本 名詞,一般,*,*,*,*,本,ホン,ホン
と 助詞,並立助詞,*,*,*,*,と,ト,ト
カレー 名詞,固有名詞,地域,一般,*,*,カレー,カレー,カレー
の 助詞,連体化,*,*,*,*,の,ノ,ノ
街 名詞,一般,*,*,*,*,街,マチ,マチ
神保 名詞,固有名詞,地域,一般,*,*,神保,ジンボウ,ジンボー
町 名詞,接尾,地域,*,*,*,町,マチ,マチ
へ 助詞,格助詞,一般,*,*,*,へ,ヘ,エ
ようこそ 感動詞,*,*,*,*,*,ようこそ,ヨウコソ,ヨーコソ
。 記号,句点,*,*,*,*,。,。,。
EOS
If you want to output tokens separated by spaces, specify -O wakati
.
$ echo '本とカレーの街神保町へようこそ。' | cargo run --release -p tokenize -- -i resources_ipadic-mecab-2_7_0/system.dic -O wakati
本 と カレー の 街 神保 町 へ ようこそ 。
MeCab-compatible options
Vibrato is a reimplementation of the MeCab algorithm, but with the default settings it can produce different tokens from MeCab.
For example, MeCab ignores spaces (more precisely, SPACE
defined in char.def
) in tokenization.
$ echo "mens second bag" | mecab
mens 名詞,固有名詞,組織,*,*,*,*
second 名詞,一般,*,*,*,*,*
bag 名詞,固有名詞,組織,*,*,*,*
EOS
However, Vibrato handles such spaces as tokens with the default settings.
$ echo 'mens second bag' | cargo run --release -p tokenize -- -i resources_ipadic-mecab-2_7_0/system.dic
mens 名詞,固有名詞,組織,*,*,*,*
記号,空白,*,*,*,*,*
second 名詞,固有名詞,組織,*,*,*,*
記号,空白,*,*,*,*,*
bag 名詞,固有名詞,組織,*,*,*,*
EOS
If you want to obtain the same results as MeCab, specify the arguments -S
and -M 24
.
$ echo 'mens second bag' | cargo run --release -p tokenize -- -i resources_ipadic-mecab-2_7_0/system.dic -S -M 24
mens 名詞,固有名詞,組織,*,*,*,*
second 名詞,一般,*,*,*,*,*
bag 名詞,固有名詞,組織,*,*,*,*
EOS
-S
indicates if spaces are ignored.
-M
indicates the maximum grouping length for unknown words.
Notes
There are corner cases where tokenization results in different outcomes due to cost tiebreakers. However, this would be not an essential problem.
User dictionary
You can use your user dictionary along with the system dictionary. The user dictionary must be in the CSV format.
<surface>,<left-id>,<right-id>,<cost>,<features...>
The first four columns are always required.

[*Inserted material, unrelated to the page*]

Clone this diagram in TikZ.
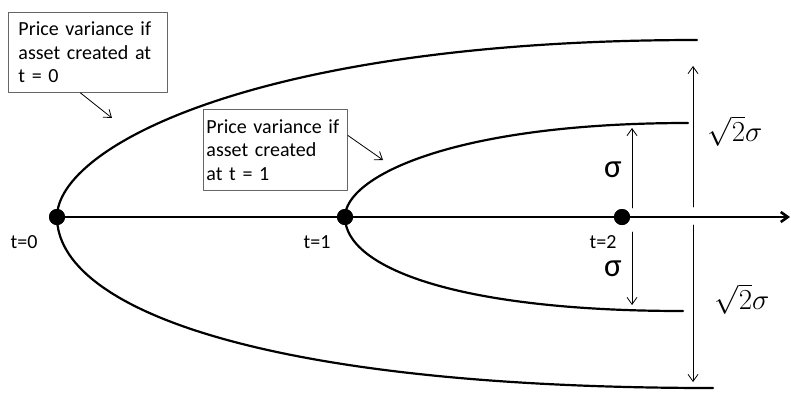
\documentclass[tikz,border=0pt]{standalone}
\usepackage{fontspec}
\setmainfont{Carlito}
\usepackage{tikz}
\usetikzlibrary{arrows.meta}

\begin{document}
\begin{tikzpicture}[x=1pt, y=-1pt, line cap=round, line join=round, >={Straight Barb[length=7pt,width=10pt]},
  every node/.style={font=\fontsize{20}{23.5}\selectfont},
  tdot/.style={circle, fill=black, inner sep=0pt, minimum size=16pt},
  notebox/.style={draw=black!60, fill=white, line width=0.9pt, align=left, inner ysep=4pt, anchor=north west},
  spread/.style={line width=2.2pt},
  gap/.style={->, line width=0.8pt}]
  \useasboundingbox (0,0) rectangle (791,392);

  % Time axis and the three creation dates.
  \coordinate (axisend) at (790,217);
  \node[tdot] (t0) at (57,217) {};
  \node[tdot] (t1) at (345,217) {};
  \node[tdot] (t2) at (622,217) {};

  % Spread of the price if created at t=0.
  \draw[spread] (t0.center) .. controls (57,147) and (257,40) .. (697,40);
  \draw[spread] (t0.center) .. controls (57,307) and (257,388) .. (713,388);

  % Spread of the price if created at t=1.
  \draw[spread] (t1.center) .. controls (345,177) and (452,123) .. (688,123);
  \draw[spread] (t1.center) .. controls (345,267) and (455,311) .. (683,311);

  % Axis drawn over the curves, dots on top.
  \draw[->, line width=2.6pt] (t0.center) -- (axisend);
  \node[tdot] at (t0) {};
  \node[tdot] at (t1) {};
  \node[tdot] at (t2) {};
  \node (l0) at (24,242) {t=0};
  \node (l1) at (317,242) {t=1};
  \node (l2) at (603,242) {t=2};

  % One-period spread (sigma).
  \coordinate (su0) at (632,208);
  \coordinate (su1) at (632,128);
  \coordinate (sd0) at (632,232);
  \coordinate (sd1) at (632,305);
  \draw[gap] (su0) -- (su1);
  \draw[gap] (sd0) -- (sd1);
  \node[font=\fontsize{33}{36}\selectfont] (sigup) at (613,170) {σ};
  \node[font=\fontsize{33}{36}\selectfont] (sigdn) at (613,269) {σ};

  % Two-period spread (sqrt 2 sigma).
  \coordinate (ru0) at (693,207);
  \coordinate (ru1) at (693,66);
  \coordinate (rd0) at (693,225);
  \coordinate (rd1) at (693,382);
  \draw[gap] (ru0) -- (ru1);
  \draw[gap] (rd0) -- (rd1);
  \node (rootup) at (735,131) {\scalebox{1.4}{$\sqrt{2}\sigma$}};
  \node (rootdn) at (742,299) {\scalebox{1.4}{$\sqrt{2}\sigma$}};

  % Call-out boxes.
  \node[notebox, text width=139pt, inner xsep=10pt, minimum height=80pt] (box0) at (8,12)
    {Price variance if\\asset created at\\t = 0};
  \node[notebox, text width=138pt, inner xsep=3pt, minimum height=81pt] (box1) at (203,109)
    {Price variance if\\asset created\\at t = 1};
  \coordinate (tip0) at (112,118);
  \coordinate (tip1) at (383,160);
  \draw[gap] ([xshift=-7.5pt]box0.south) -- (tip0);
  \draw[gap] ([yshift=14.5pt]box1.east) -- (tip1);
\end{tikzpicture}
\end{document}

The others (i.e., <features...>
) are optional.
For example,
$ cat user.csv
神保町,1293,1293,334,カスタム名詞,ジンボチョウ
本とカレーの街,1293,1293,0,カスタム名詞,ホントカレーノマチ
ようこそ,3,3,-1000,感動詞,ヨーコソ,Welcome,欢迎欢迎,Benvenuto,Willkommen
To use the user dictionary, specify the file with the -u
argument.
$ echo '本とカレーの街神保町へようこそ。' | cargo run --release -p tokenize -- -i resources_ipadic-mecab-2_7_0/system.dic -u user.csv
本とカレーの街 カスタム名詞,ホントカレーノマチ
神保町 カスタム名詞,ジンボチョウ
へ 助詞,格助詞,一般,*,*,*,へ,ヘ,エ
ようこそ 感動詞,ヨーコソ,Welcome,欢迎欢迎,Benvenuto,Willkommen
。 記号,句点,*,*,*,*,。,。,。
EOS
Benchmark
You can measure the tokenization speed for sentences in test.txt
.
If you can guarantee that system.dic
is exported from this library,
you can specify --features=unchecked
for faster tokenization.
$ cargo run --release -p benchmark --features=unchecked -- -i resources_ipadic-mecab-2_7_0/system.dic < test.txt
License
Licensed under either of
- Apache License, Version 2.0 (LICENSE-APACHE or http://www.apache.org/licenses/LICENSE-2.0)
- MIT license (LICENSE-MIT or http://opensource.org/licenses/MIT)
at your option.
Contribution
Unless you explicitly state otherwise, any contribution intentionally submitted for inclusion in the work by you, as defined in the Apache-2.0 license, shall be dual licensed as above, without any additional terms or conditions.